## start
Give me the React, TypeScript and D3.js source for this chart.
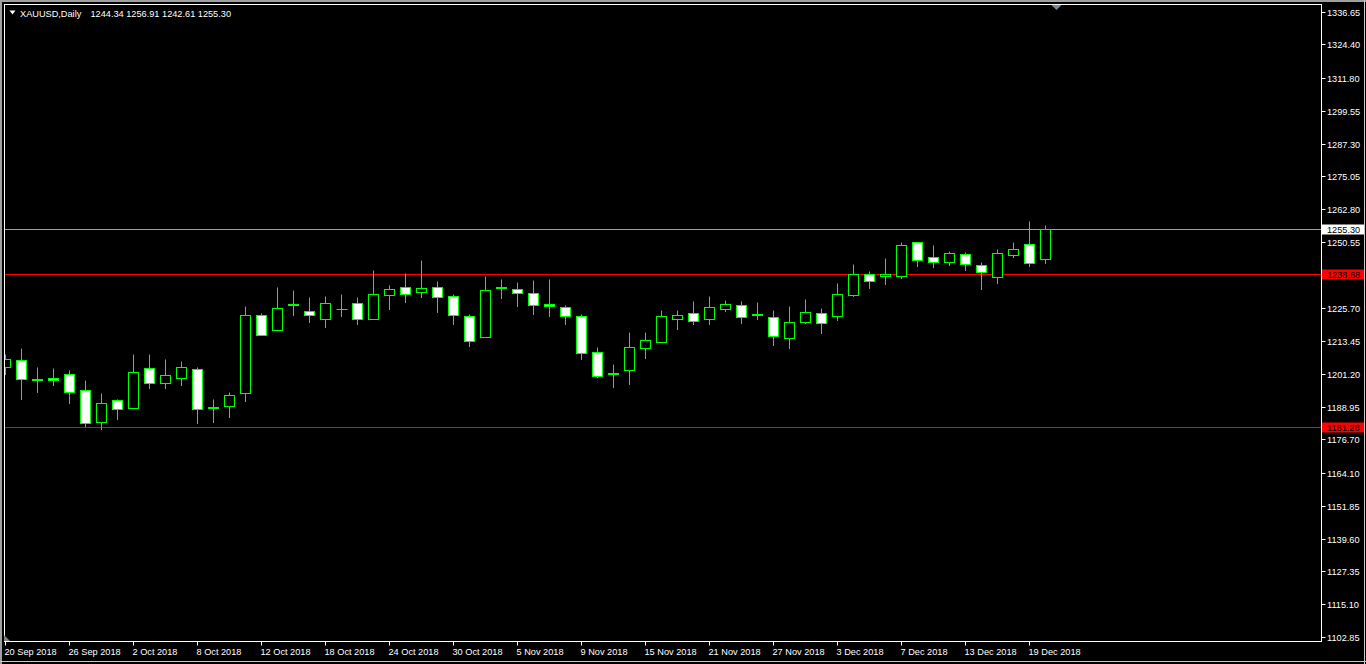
import React from 'react';
import * as d3 from 'd3';

// ---------- data ----------
const SYMBOL = 'XAUUSD,Daily';

const DATES = [
  '20 Sep 2018', '21 Sep 2018', '24 Sep 2018', '25 Sep 2018', '26 Sep 2018', '27 Sep 2018', '28 Sep 2018',
  '1 Oct 2018', '2 Oct 2018', '3 Oct 2018', '4 Oct 2018', '5 Oct 2018', '8 Oct 2018', '9 Oct 2018',
  '10 Oct 2018', '11 Oct 2018', '12 Oct 2018', '15 Oct 2018', '16 Oct 2018', '17 Oct 2018', '18 Oct 2018',
  '19 Oct 2018', '22 Oct 2018', '23 Oct 2018', '24 Oct 2018', '25 Oct 2018', '26 Oct 2018', '29 Oct 2018',
  '30 Oct 2018', '31 Oct 2018', '1 Nov 2018', '2 Nov 2018', '5 Nov 2018', '6 Nov 2018', '7 Nov 2018',
  '8 Nov 2018', '9 Nov 2018', '12 Nov 2018', '13 Nov 2018', '14 Nov 2018', '15 Nov 2018', '16 Nov 2018',
  '19 Nov 2018', '20 Nov 2018', '21 Nov 2018', '22 Nov 2018', '23 Nov 2018', '26 Nov 2018', '27 Nov 2018',
  '28 Nov 2018', '29 Nov 2018', '30 Nov 2018', '3 Dec 2018', '4 Dec 2018', '5 Dec 2018', '6 Dec 2018',
  '7 Dec 2018', '10 Dec 2018', '11 Dec 2018', '12 Dec 2018', '13 Dec 2018', '14 Dec 2018', '17 Dec 2018',
  '18 Dec 2018', '19 Dec 2018', '20 Dec 2018',
];

const OPEN = [
  1203.80, 1206.43, 1198.90, 1199.85, 1201.08, 1195.10, 1183.39, 1191.62, 1188.63, 1203.59,
  1197.98, 1199.85, 1203.22, 1188.50, 1189.38, 1193.98, 1223.15, 1217.80, 1226.80, 1224.91,
  1221.91, 1225.60, 1227.90, 1221.91, 1230.89, 1233.73, 1232.01, 1233.88, 1230.52, 1223.03,
  1215.18, 1233.40, 1233.13, 1231.64, 1227.52, 1226.40, 1223.03, 1209.57, 1201.30, 1202.84,
  1211.07, 1213.31, 1221.91, 1224.16, 1221.91, 1225.65, 1227.15, 1223.40, 1222.66, 1214.81,
  1220.79, 1224.16, 1222.89, 1230.74, 1238.74, 1238.00, 1237.99, 1250.71, 1245.10, 1243.23,
  1246.22, 1242.11, 1237.62, 1245.85, 1249.96, 1244.34,
];
const HIGH = [
  1208.57, 1211.07, 1203.96, 1203.33, 1202.58, 1198.84, 1193.98, 1191.99, 1208.56, 1208.56,
  1206.69, 1205.95, 1203.96, 1191.99, 1194.62, 1226.51, 1223.90, 1233.62, 1232.50, 1229.88,
  1230.25, 1231.00, 1229.88, 1239.98, 1234.37, 1238.85, 1243.72, 1235.86, 1231.00, 1223.52,
  1237.73, 1236.61, 1235.49, 1236.24, 1236.61, 1227.15, 1223.52, 1211.44, 1205.08, 1216.79,
  1216.79, 1225.28, 1225.28, 1228.65, 1230.25, 1229.02, 1228.65, 1228.27, 1225.28, 1226.78,
  1229.13, 1225.77, 1235.12, 1242.22, 1239.60, 1244.46, 1250.45, 1250.71, 1249.59, 1247.35,
  1246.97, 1243.23, 1248.09, 1250.71, 1258.30, 1256.91,
];
const LOW = [
  1201.09, 1191.74, 1194.46, 1196.97, 1190.24, 1181.75, 1180.78, 1184.52, 1188.50, 1196.11,
  1195.96, 1196.97, 1183.02, 1183.24, 1185.12, 1191.10, 1215.60, 1217.70, 1223.26, 1220.64,
  1218.77, 1222.89, 1219.89, 1221.85, 1225.65, 1228.12, 1229.99, 1224.38, 1220.04, 1211.67,
  1215.10, 1229.62, 1226.63, 1223.64, 1222.89, 1219.89, 1206.95, 1200.07, 1196.33, 1197.45,
  1207.18, 1213.20, 1218.02, 1219.89, 1220.04, 1224.91, 1220.27, 1221.76, 1212.04, 1210.92,
  1220.27, 1216.53, 1221.39, 1230.37, 1233.36, 1234.85, 1237.10, 1241.59, 1241.21, 1241.96,
  1240.09, 1233.13, 1235.38, 1245.10, 1241.74, 1242.61,
];
const CLOSE = [
  1206.69, 1199.48, 1199.30, 1198.95, 1194.46, 1183.02, 1190.50, 1188.26, 1202.09, 1197.98,
  1200.71, 1203.96, 1188.26, 1188.80, 1193.49, 1223.15, 1215.78, 1226.03, 1227.20, 1223.41,
  1227.90, 1225.65, 1221.91, 1231.26, 1233.13, 1231.26, 1233.51, 1230.14, 1223.41, 1213.69,
  1232.76, 1233.80, 1231.64, 1227.15, 1226.78, 1223.03, 1209.20, 1200.60, 1201.40, 1211.44,
  1214.06, 1223.03, 1223.41, 1221.17, 1226.40, 1227.52, 1222.66, 1223.80, 1215.56, 1220.79,
  1224.53, 1220.42, 1231.26, 1238.74, 1236.13, 1238.40, 1249.59, 1243.98, 1243.23, 1246.60,
  1242.48, 1239.49, 1246.60, 1248.09, 1242.86, 1255.30,
];

const PRICE_TICKS = [
  1336.65, 1324.40, 1311.80, 1299.55, 1287.30, 1275.05, 1262.80, 1250.55, 1238.30, 1225.70,
  1213.45, 1201.20, 1188.95, 1176.70, 1164.10, 1151.85, 1139.60, 1127.35, 1115.10, 1102.85,
];
const TIME_TICK_EVERY = 4;
const BID_PRICE = 1255.30;
const RED_LEVELS = [1238.68, 1181.28];

// ---------- layout ----------
const W = 1366;
const H = 664;
const PLOT_LEFT = 4.5;
const PLOT_TOP = 4.5;
const PLOT_RIGHT = 1321.5;
const PLOT_BOTTOM = 641.5;
const PRICE_AT_TOP = 1339.53;
const PRICE_AT_BOTTOM = 1101.35;
const BAR_STEP = 16;
const FIRST_BAR_X = 5.5;
const HALF_BODY = 5;
const FONT = '"Liberation Sans", Arial, sans-serif';
const FS = 9.2;
const GREEN = '#00ff00';

const snap = (v: number) => Math.floor(v) + 0.5;

export default function App() {
  const y = d3.scaleLinear().domain([PRICE_AT_BOTTOM, PRICE_AT_TOP]).range([PLOT_BOTTOM, PLOT_TOP]);
  const x = d3
    .scaleLinear()
    .domain([0, 1])
    .range([FIRST_BAR_X, FIRST_BAR_X + BAR_STEP]);

  const bars = DATES.map((d, i) => ({ d, i, o: OPEN[i], h: HIGH[i], l: LOW[i], c: CLOSE[i] }));
  const last = bars[bars.length - 1];
  const fmt = d3.format('.2f');

  const timeTicks = bars.filter((b) => b.i % TIME_TICK_EVERY === 0);

  return (
    <svg
      width={W}
      height={H}
      style={{ position: 'absolute', left: 0, top: 0, display: 'block', background: '#000' }}
      fontFamily={FONT}
    >
      <defs>
        <clipPath id="plotClip">
          <rect x={PLOT_LEFT + 0.5} y={PLOT_TOP + 0.5} width={PLOT_RIGHT - PLOT_LEFT - 1} height={PLOT_BOTTOM - PLOT_TOP - 1} />
        </clipPath>
      </defs>
      <rect x={0} y={0} width={W} height={H} fill="#000" />

      {/* window frame */}
      <rect x={0} y={0} width={W} height={2} fill="#a0a0a0" />
      <rect x={0} y={0} width={2} height={H} fill="#a0a0a0" />
      <line x1={1364.5} y1={0} x2={1364.5} y2={H} stroke="#c8c8c8" />
      <line x1={0} y1={661.5} x2={W} y2={661.5} stroke="#c8c8c8" />

      {/* level lines */}
      <g clipPath="url(#plotClip)">
        <line x1={PLOT_LEFT} x2={PLOT_RIGHT} y1={snap(y(BID_PRICE))} y2={snap(y(BID_PRICE))} stroke="#a0a0a0" />
        {RED_LEVELS.map((p) => (
          <line key={p} x1={PLOT_LEFT} x2={PLOT_RIGHT} y1={snap(y(p))} y2={snap(y(p))} stroke="#ff0000" />
        ))}
      </g>

      {/* candles */}
      <g clipPath="url(#plotClip)">
        {bars.map((b) => {
          const cx = x(b.i);
          const top = snap(y(Math.max(b.o, b.c)));
          const bot = snap(y(Math.min(b.o, b.c)));
          const bull = b.c >= b.o;
          return (
            <g key={b.i}>
              <line x1={cx} x2={cx} y1={snap(y(b.h))} y2={snap(y(b.l)) + 0.5} stroke={GREEN} />
              {bot - top < 1 ? (
                <line x1={cx - HALF_BODY} x2={cx + HALF_BODY + 1} y1={top} y2={top} stroke={GREEN} />
              ) : (
                <rect
                  x={cx - HALF_BODY}
                  y={top}
                  width={HALF_BODY * 2}
                  height={bot - top}
                  fill={bull ? '#000' : '#fff'}
                  stroke={GREEN}
                />
              )}
            </g>
          );
        })}
      </g>

      {/* plot border */}
      <rect
        x={PLOT_LEFT}
        y={PLOT_TOP}
        width={PLOT_RIGHT - PLOT_LEFT}
        height={PLOT_BOTTOM - PLOT_TOP}
        fill="none"
        stroke="#ffffff"
      />

      {/* chart shift marker */}
      <polygon points="1051.5,5 1061.5,5 1056.5,10" fill="#7b8896" />
      <polygon points="4,635 4,641 10,641" fill="#808080" />

      {/* header */}
      <polygon points="9.5,10.5 15.5,10.5 12.5,14.5" fill="#fff" />
      <text x={20} y={16.5} fontSize={FS} fill="#fff">
        {SYMBOL}
      </text>
      <text x={90.5} y={16.5} fontSize={FS} fill="#fff">
        {[last.o, last.h, last.l, last.c].map(fmt).join(' ')}
      </text>

      {/* price axis */}
      {PRICE_TICKS.map((p) => {
        const yy = snap(y(p));
        return (
          <g key={p}>
            <line x1={PLOT_RIGHT} x2={PLOT_RIGHT + 4} y1={yy} y2={yy} stroke="#fff" />
            <text x={1327} y={yy + 3.5} fontSize={FS} fill="#fff">
              {fmt(p)}
            </text>
          </g>
        );
      })}

      {/* level labels */}
      {RED_LEVELS.map((p) => {
        const yy = snap(y(p));
        return (
          <g key={p}>
            <rect x={1322} y={yy - 5} width={42} height={10} fill="#ff0000" />
            <text x={1327} y={yy + 3.5} fontSize={FS} fill="#000">
              {fmt(p)}
            </text>
          </g>
        );
      })}
      {(() => {
        const yy = snap(y(BID_PRICE));
        return (
          <g>
            <rect x={1322} y={yy - 5} width={42} height={10} fill="#ffffff" />
            <text x={1327} y={yy + 3.5} fontSize={FS} fill="#000">
              {fmt(BID_PRICE)}
            </text>
          </g>
        );
      })()}

      {/* time axis */}
      {timeTicks.map((b) => {
        const cx = x(b.i);
        return (
          <g key={b.i}>
            <line x1={cx} x2={cx} y1={PLOT_BOTTOM} y2={PLOT_BOTTOM + 4} stroke="#fff" />
            <text x={cx - 1} y={655} fontSize={FS} fill="#fff">
              {b.d}
            </text>
          </g>
        );
      })}
    </svg>
  );
}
## end
■ **Goal of the exercise**
Starting at the top of the listing above, please restate word for word each line up to and including the one that holds "const SYMBOL = 'XAUUSD,Daily';", omitting every image.

■ **Written answer**
Give me the React, TypeScript and D3.js source for this chart.
import React from 'react';
import * as d3 from 'd3';

// ---------- data ----------
const SYMBOL = 'XAUUSD,Daily';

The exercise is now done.